To get a better perception of what is happening during the compared algorithms runs with regard to solutions values and their distribution, a graphical representation of the results for DSC and eDSC ranking schemes is shown in
Figure 2 and
Figure 3, respectively. On
x-axis all time points are represented, while on
y-axis, respective rankings of algorithms defined according to results (see
Table 2,
Table 3,
Table 4 and
Table 5) of one-sided Wilcoxon Signed Rank test between all compared algorithms are presented (i.e., one means best performance, while three means the worst performance).
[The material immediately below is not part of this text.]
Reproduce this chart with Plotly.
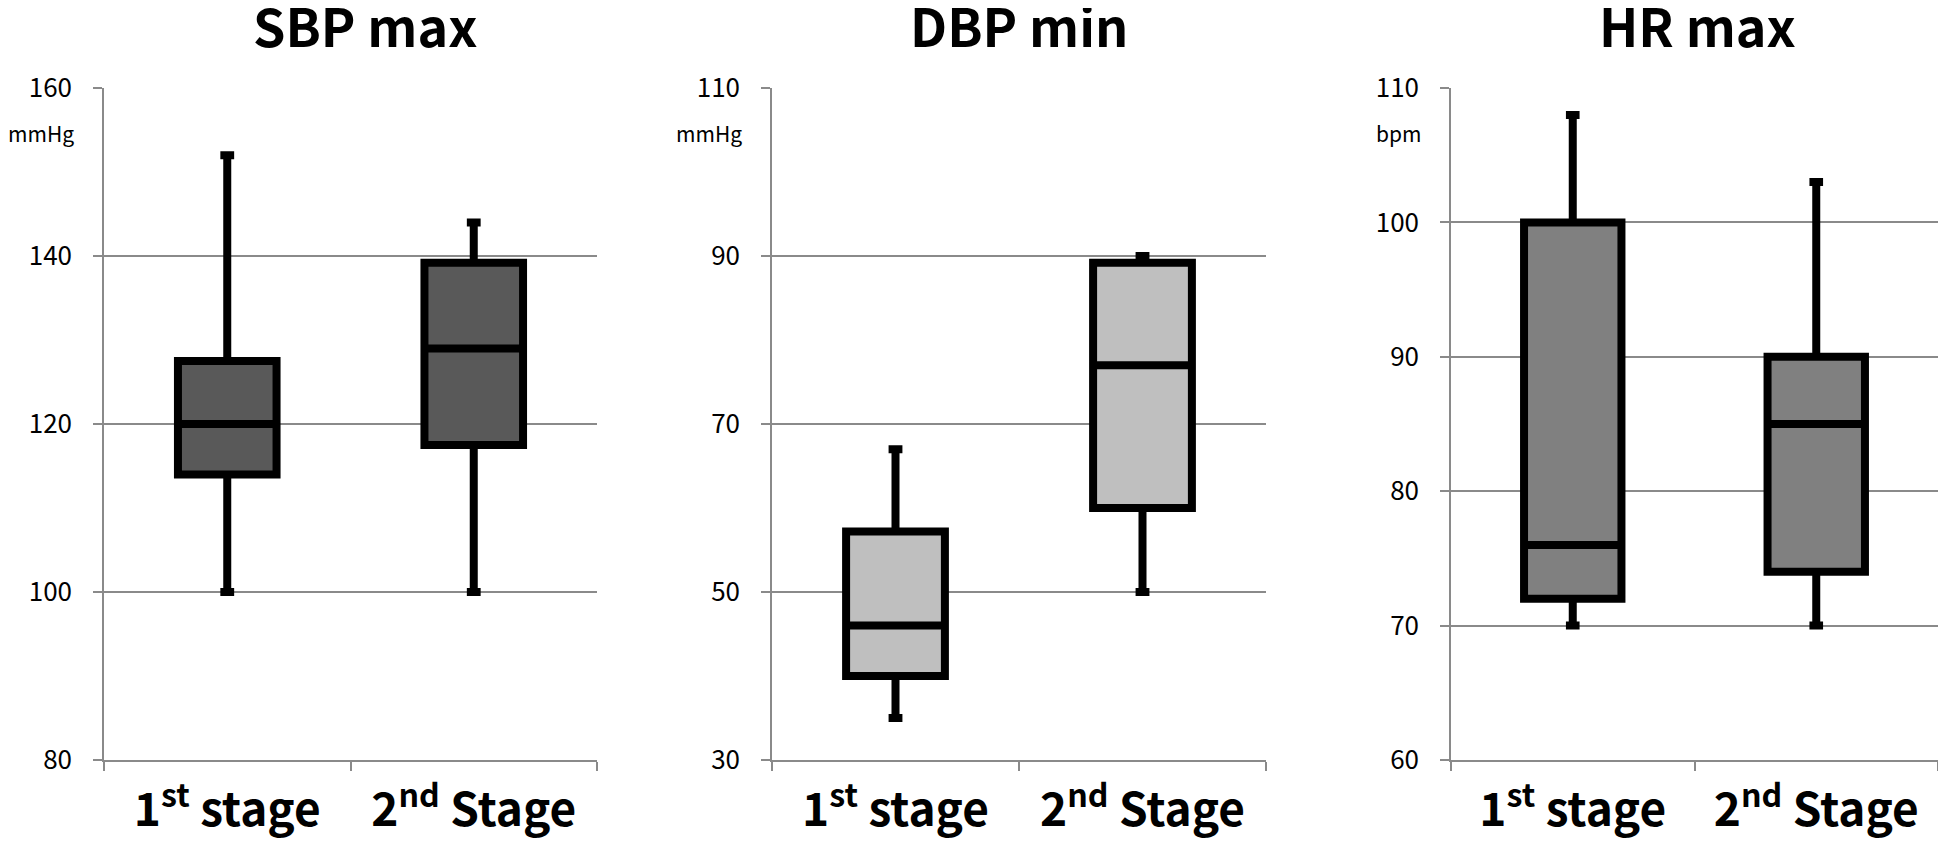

Finally, we can conclude that the hyperparameters of DE3 are not suitable in any scenario (i.e., time point) since exploration and exploitation performance on our testbed is below the other two DE variants. Next, if we performed the same analysis using experiments with hyperparameters that are in some -neighborhood, we could obtain further information which of the hyperparameters contribute to improving/declining efficiency of exploration and exploitation abilities. The hyperparameters of DE2 provide good initial exploration and exploitation abilities with regard to the other two DE variants. In case when we have scenario with low number of FEs, it is a good starting point to further investigate parameters in some -neighborhood of the DE2 parameters. Such investigation will provide us with information how to further improve the performance in this kind of scenario. Finally, DE1 turned out to be the best performing algorithm when there is a large number of FEs available. Since this is a limited experiment designed to show how we can efficiently use eDSC approach in combination with DSCTool, our conclusions are limited to these three algorithms. If we are comparing different algorithms, this would be enough so one can focus on improving exploration or exploitation abilities of the developed algorithm. In cases when the goal is to understand influence of hyperparameter selection on exploration and exploitation abilities of the algorithm, much more testing would be needed to acquire enough information.